WHAT YOU SHOULD DO => Where the data below has the string "matplotlib", return the whole line.

Entries with chart source code:

_____

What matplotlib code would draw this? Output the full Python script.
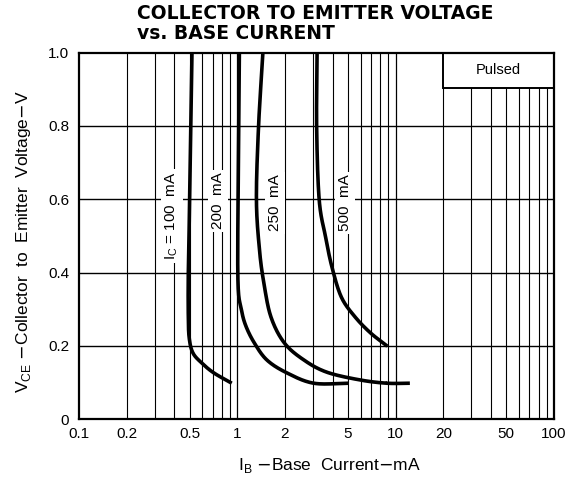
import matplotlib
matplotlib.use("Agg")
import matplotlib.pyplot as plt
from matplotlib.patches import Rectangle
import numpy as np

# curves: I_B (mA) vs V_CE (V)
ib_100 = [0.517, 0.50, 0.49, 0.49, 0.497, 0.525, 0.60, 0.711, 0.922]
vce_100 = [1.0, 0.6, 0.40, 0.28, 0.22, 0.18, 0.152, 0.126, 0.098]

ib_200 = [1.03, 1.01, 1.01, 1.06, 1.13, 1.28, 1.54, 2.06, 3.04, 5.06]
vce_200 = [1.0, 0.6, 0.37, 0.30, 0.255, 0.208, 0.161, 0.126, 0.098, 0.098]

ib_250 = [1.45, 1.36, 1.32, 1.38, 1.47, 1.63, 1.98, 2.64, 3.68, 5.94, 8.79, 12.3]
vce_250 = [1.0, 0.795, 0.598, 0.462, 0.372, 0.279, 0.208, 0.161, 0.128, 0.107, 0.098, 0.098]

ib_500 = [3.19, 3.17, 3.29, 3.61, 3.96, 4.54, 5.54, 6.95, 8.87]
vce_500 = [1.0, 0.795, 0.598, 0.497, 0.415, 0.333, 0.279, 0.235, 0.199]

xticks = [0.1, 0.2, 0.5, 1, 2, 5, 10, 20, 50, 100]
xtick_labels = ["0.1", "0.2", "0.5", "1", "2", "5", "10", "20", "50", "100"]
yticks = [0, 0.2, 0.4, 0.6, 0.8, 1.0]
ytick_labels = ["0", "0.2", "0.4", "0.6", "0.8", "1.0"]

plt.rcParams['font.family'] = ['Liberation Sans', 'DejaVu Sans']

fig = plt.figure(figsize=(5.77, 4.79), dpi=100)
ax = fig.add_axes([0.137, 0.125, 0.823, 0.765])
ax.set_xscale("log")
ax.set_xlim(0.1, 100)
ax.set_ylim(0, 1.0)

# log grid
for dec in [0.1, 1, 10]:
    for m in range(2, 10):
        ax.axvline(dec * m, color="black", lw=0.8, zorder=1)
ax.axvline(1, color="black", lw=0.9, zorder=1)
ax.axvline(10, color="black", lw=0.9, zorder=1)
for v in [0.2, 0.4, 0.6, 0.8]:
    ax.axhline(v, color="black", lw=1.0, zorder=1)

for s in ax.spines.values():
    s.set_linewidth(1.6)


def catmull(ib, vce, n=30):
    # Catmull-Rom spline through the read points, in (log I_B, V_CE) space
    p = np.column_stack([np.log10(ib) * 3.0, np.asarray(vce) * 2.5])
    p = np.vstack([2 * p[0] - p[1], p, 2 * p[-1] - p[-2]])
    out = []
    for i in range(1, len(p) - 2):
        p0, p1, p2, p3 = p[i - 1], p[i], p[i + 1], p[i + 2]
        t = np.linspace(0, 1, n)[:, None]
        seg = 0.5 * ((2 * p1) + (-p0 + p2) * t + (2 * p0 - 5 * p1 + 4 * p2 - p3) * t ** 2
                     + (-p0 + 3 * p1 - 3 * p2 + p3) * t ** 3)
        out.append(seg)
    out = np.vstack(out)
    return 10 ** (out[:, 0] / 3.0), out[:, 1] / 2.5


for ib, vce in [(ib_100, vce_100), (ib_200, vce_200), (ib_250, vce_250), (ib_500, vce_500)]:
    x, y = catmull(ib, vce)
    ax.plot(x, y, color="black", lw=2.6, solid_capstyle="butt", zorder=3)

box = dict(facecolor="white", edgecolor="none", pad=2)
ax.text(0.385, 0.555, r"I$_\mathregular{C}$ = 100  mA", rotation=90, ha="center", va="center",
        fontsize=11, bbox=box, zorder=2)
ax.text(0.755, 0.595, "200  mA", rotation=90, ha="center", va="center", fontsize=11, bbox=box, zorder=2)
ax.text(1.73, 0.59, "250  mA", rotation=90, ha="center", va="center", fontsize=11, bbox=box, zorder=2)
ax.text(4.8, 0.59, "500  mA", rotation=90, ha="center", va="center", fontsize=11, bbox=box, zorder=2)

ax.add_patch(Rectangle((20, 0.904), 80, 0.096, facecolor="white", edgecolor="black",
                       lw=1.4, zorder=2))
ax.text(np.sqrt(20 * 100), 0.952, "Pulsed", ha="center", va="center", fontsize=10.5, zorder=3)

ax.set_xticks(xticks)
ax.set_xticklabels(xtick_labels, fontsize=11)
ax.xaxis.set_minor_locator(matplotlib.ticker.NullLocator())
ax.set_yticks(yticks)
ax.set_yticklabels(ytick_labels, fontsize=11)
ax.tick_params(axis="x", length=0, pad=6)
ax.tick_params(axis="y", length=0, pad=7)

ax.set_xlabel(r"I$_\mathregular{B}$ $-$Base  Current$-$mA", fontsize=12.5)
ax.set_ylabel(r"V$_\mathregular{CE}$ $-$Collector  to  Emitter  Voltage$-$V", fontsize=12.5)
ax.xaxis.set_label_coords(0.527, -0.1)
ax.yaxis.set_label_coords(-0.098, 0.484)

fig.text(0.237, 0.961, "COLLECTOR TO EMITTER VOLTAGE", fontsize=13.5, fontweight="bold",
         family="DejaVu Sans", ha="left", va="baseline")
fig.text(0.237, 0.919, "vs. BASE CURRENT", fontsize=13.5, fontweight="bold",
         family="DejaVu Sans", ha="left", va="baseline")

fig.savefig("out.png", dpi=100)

_____

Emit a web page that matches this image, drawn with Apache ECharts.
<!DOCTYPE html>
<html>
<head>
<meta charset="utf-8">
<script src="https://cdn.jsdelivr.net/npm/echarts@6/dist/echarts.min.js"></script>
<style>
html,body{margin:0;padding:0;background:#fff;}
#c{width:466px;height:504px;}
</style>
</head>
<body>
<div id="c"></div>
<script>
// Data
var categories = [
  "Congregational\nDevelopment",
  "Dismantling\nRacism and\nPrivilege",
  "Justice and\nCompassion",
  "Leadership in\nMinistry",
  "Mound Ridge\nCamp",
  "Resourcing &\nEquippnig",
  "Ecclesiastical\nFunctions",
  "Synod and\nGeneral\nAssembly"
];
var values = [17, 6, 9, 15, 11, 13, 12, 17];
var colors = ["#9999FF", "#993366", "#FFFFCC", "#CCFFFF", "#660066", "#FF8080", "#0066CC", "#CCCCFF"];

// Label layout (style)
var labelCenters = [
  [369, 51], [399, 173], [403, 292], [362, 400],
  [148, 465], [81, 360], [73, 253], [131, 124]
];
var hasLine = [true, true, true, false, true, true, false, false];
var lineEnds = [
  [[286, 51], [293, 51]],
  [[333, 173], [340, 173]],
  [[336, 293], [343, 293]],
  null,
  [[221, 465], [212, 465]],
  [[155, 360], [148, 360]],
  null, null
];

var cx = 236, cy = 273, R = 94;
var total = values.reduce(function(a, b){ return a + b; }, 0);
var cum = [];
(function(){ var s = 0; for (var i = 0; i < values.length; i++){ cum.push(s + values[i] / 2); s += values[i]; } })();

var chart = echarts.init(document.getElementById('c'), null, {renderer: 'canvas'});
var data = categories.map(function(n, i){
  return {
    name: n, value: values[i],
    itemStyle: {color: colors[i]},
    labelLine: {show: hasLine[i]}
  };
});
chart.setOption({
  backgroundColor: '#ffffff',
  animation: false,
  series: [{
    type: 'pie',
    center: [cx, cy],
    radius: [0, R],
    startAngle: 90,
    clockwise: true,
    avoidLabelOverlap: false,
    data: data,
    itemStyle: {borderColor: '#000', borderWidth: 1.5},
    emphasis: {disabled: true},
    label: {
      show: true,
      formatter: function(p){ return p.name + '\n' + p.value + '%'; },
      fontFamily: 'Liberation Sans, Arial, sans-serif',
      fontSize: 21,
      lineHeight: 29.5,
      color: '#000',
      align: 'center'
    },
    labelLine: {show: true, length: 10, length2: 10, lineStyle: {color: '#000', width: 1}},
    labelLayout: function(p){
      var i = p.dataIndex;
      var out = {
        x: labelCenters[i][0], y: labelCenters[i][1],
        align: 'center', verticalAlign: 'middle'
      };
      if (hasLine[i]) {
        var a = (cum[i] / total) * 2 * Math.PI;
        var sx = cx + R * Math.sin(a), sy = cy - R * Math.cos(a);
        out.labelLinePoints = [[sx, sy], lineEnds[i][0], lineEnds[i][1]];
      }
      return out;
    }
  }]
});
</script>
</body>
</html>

_____

SOLUTION =>
What matplotlib code would draw this? Output the full Python script.
import matplotlib
matplotlib.use("Agg")
import matplotlib.pyplot as plt
from matplotlib.patches import Rectangle
ax.xaxis.set_minor_locator(matplotlib.ticker.NullLocator())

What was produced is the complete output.